Поначалу стихотворение гуляло по рукам, коллеги отнеслись к демаршу Евтушенко двойственно. Одним стихи, как и его телеграммы протеста Брежневу, показались слишком соглашательскими, другим — бессмысленными. На противоположном фланге тоже многое изменилось: тот самый Андропов, с которым связывали надежды на реформы и идеологические послабления, написал справку о том, что Евтушенко позирует в качестве политического оппозиционера.
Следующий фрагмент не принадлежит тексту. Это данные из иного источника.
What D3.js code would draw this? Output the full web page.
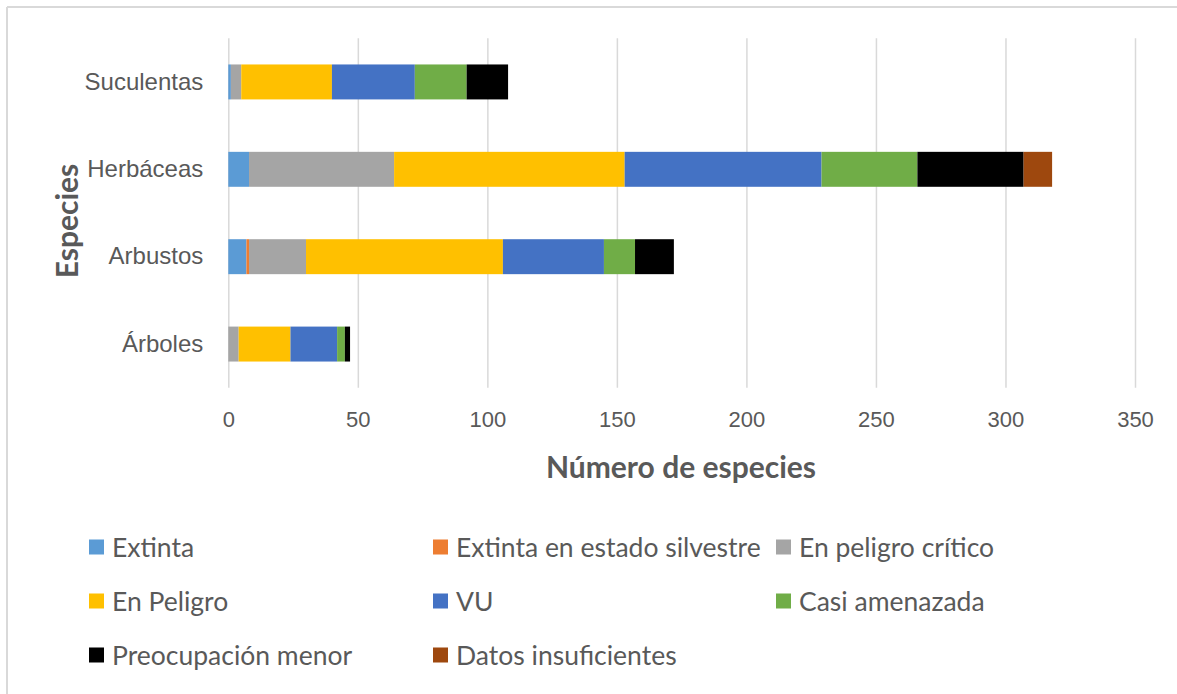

Поэт лишился только что набранной книги, ему запретили сниматься в главной роли в рязановском «Сирано де Бержераке» (а никого другого Рязанов не взял, и картину закрыли на стадии проб), его припугнули несколькими серьёзными разговорами в разных инстанциях — он воспринял угрозы вполне серьёзно и сжёг в Переделкине всю нелегальную литературу, которая у него хранилась. К 1970 году всё затихло и утряслось — кроме одного и главного: прежнего Евтушенко не было, он надломился, а поскольку дар его — по преимуществу светлый и жизнерадостный, даже немного кокетливый — мало приспособлен к описанию депрессий и надломов, стихи прежней силы к нему уже не вернулись. Та же «Северная надбавка» — скорее попытка примириться с тем самым пролетариатом, который стоял в очереди в коктебельской столовке и одобрял вторжение: «Мы их кормили»… Наверное, среди советских людей преобладали хорошие,— но очень уж легко этих хороших людей развести на ресентимент в духе вечной геополитической борьбы: если бы туда не вошли мы, туда бы уже вошла Америка.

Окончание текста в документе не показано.